Situs Radikal, "Mati Satu Tumbuh Seribu"
JAKARTA - Kementerian Kominfo mengaku telah melakukan upaya dalam menutup situs radikal dalam upaya mempersempit pemahaman yang salah tentang aksi jihad. Namun upaya tersebut masih menemui kendala karena teknologi internet yang cepat.
"Kominfo sebenarnya sudah memblokir semaksimal mungkin, tetapi jumlah baru yang muncul lebih banyak dengan perbandingan 100: 1.000. Jadi 100 situs yang sudah diblokir, muncul lagi 1.000 situs baru yang serupa," kata Kepala Humas dan Informasi Kominfo Gatot S Dewabroto, saat dihubungi okezone, Rabu (28/9/2011).
Gatot juga menambahkan, pemerintah tidak bisa sembarangan dalam menutup situs radikal karena perlu adanya langkan verifikasi sebelumya. Menurutnya, ada tiga poin yang harus diperhatikan dalam memverifikasi sebuah aduan situs berbahaya, antara lain :
1. Situs aduan atau yang ditemukan sesuai dengan bentuk pelanggaran yang termuat pada UU ITE atau melanggar hukum yang terdapat pada UU lain seperti KUHP dan KUHAP.
2. Jika situs tersebut samar-samar (belum bisa dipastikan secara jelas), maka pemerintah akan bekerjasama dengan tokoh masyarakat dan kalangan akademisi untuk membantu penetapan, berdasarkan teori maupun pandangan mereka mengenai situs radikal.
3. Apa yang menjadi perhatian masyarakat atau keresahan yang terjadi di kalangan masyarakat, mengenai situs berbahaya.

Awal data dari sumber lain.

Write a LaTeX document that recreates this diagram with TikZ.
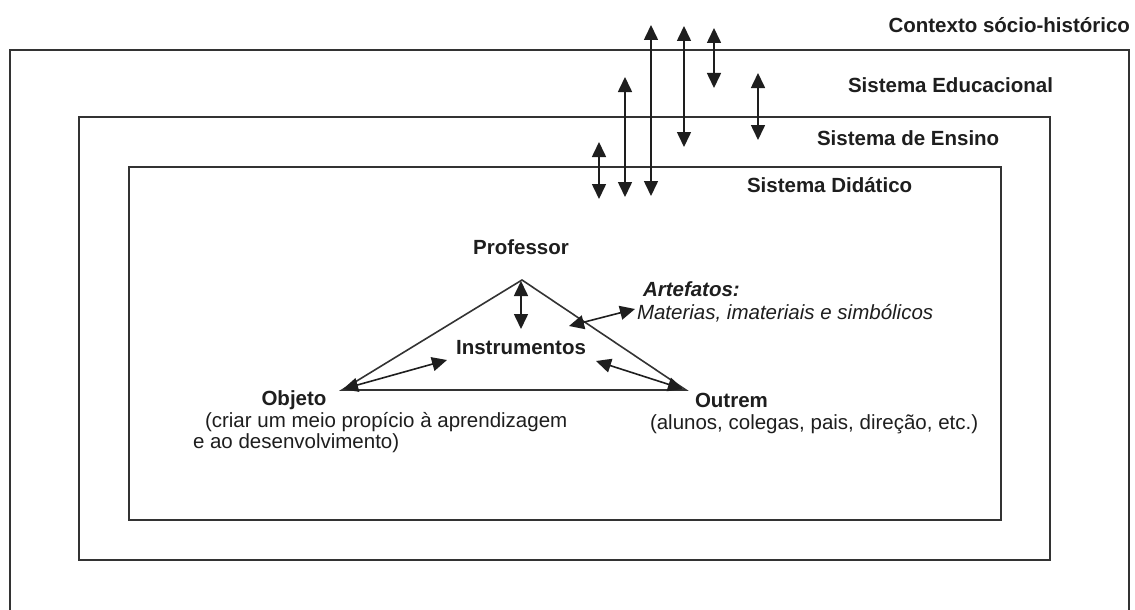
\documentclass[tikz,border=0pt]{standalone}
\usepackage{fontspec}
\setmainfont{Liberation Sans}
\usetikzlibrary{arrows.meta}
\definecolor{ink}{HTML}{1E1E1E}
\definecolor{linec}{HTML}{333333}
\begin{document}
\begin{tikzpicture}[x=1pt,y=-1pt,
  every node/.style={inner sep=0pt,outer sep=0pt,text=ink,font=\fontsize{20.5}{20.5}\selectfont},
  frame/.style={draw=linec,line width=1.7pt},
  tri/.style={draw=linec,line width=1.6pt},
  dbl/.style={draw=ink,line width=1.6pt,{Triangle[length=15pt,width=14pt]}-{Triangle[length=15pt,width=14pt]}},
  lbl/.style={font=\fontsize{20.5}{20.5}\selectfont\bfseries},
  txt/.style={font=\fontsize{20.5}{21}\selectfont,align=left}]
\useasboundingbox (0,0) rectangle (1135,610);
\fill[white] (0,0) rectangle (1135,610);
% frames
\draw[frame] (10,612) -- (10,50) -- (1129,50) -- (1129,612);
\draw[frame] (79,117) rectangle (1050,560);
\draw[frame] (129,167) rectangle (1001,520);
% frame labels
\node[lbl,anchor=east] (ctx) at (1130,25) {Contexto sócio-histórico};
\node[lbl,anchor=west] (edu) at (848,85) {Sistema Educacional};
\node[lbl,anchor=west] (ens) at (817,138) {Sistema de Ensino};
\node[lbl,anchor=west] (did) at (747,185) {Sistema Didático};
% vertical arrows
\coordinate (a1) at (599,142); \coordinate (a2) at (599,199);
\coordinate (b1) at (625,77);  \coordinate (b2) at (625,197);
\coordinate (c1) at (651,25);  \coordinate (c2) at (651,196);
\coordinate (d1) at (684,26);  \coordinate (d2) at (684,147);
\coordinate (e1) at (714,28);  \coordinate (e2) at (714,88);
\coordinate (f1) at (758,73);  \coordinate (f2) at (758,140);
\draw[dbl] (a1) -- (a2);
\draw[dbl] (b1) -- (b2);
\draw[dbl] (c1) -- (c2);
\draw[dbl] (d1) -- (d2);
\draw[dbl] (e1) -- (e2);
\draw[dbl] (f1) -- (f2);
% triangle
\coordinate (P) at (522,280);
\coordinate (O) at (342,390);
\coordinate (R) at (686,390);
\draw[tri,line join=miter] (O) -- (P) -- (R) -- cycle;
\node[lbl] (prof) at (521,247) {Professor};
\node[lbl] (inst) at (521,348) {Instrumentos};
\node[lbl] (obj) at (294,400) {Objeto};
\node[lbl,anchor=west] (out) at (695,400) {Outrem};
\node[txt,anchor=north west] (objd) at (193,412) {\hspace{12pt}(criar um meio propício à aprendizagem\\e ao desenvolvimento)};
\node[txt,anchor=north west] (outd) at (650,415) {(alunos, colegas, pais, direção, etc.)};
\node[txt,anchor=north west,font=\fontsize{20.5}{23}\selectfont\itshape] (art) at (637,282) {\hspace{6pt}\textbf{Artefatos:}\\Materias, imateriais e simbólicos};
% instrument arrows
\coordinate (pi1) at (521,281); \coordinate (pi2) at (521,329);
\coordinate (oi1) at (343,389); \coordinate (oi2) at (447,360);
\coordinate (ri1) at (683,389); \coordinate (ri2) at (596,361);
\coordinate (ar1) at (569,326); \coordinate (ar2) at (635,309);
\draw[dbl] (pi1) -- (pi2);
\draw[dbl] (oi1) -- (oi2);
\draw[dbl] (ri1) -- (ri2);
\draw[dbl] (ar1) -- (ar2);
\end{tikzpicture}
\end{document}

Setelah ketiganya dilakukan, maka proses pemblokiran baru bisa dilakukan oleh pemerintah. Gatot menegaskan kembali alasan pemerintah tidak boleh sembarangan dalam memblokir sebuah situs, karena jika semua situs ditutup tanpa adanya langkah verifikasi, maka pemerintah akan disalahkan penghalangan informasi bagi masyarakat.
"Kami tidak ingin disalahkan jika sembarangan menutup situs tanpa di verifikasi sebelumnya, sebab itu akan membatasi kebebasan pers dan dapat dikatakan membungkam kebebasan informasi bagi masyarakat," simpulnya.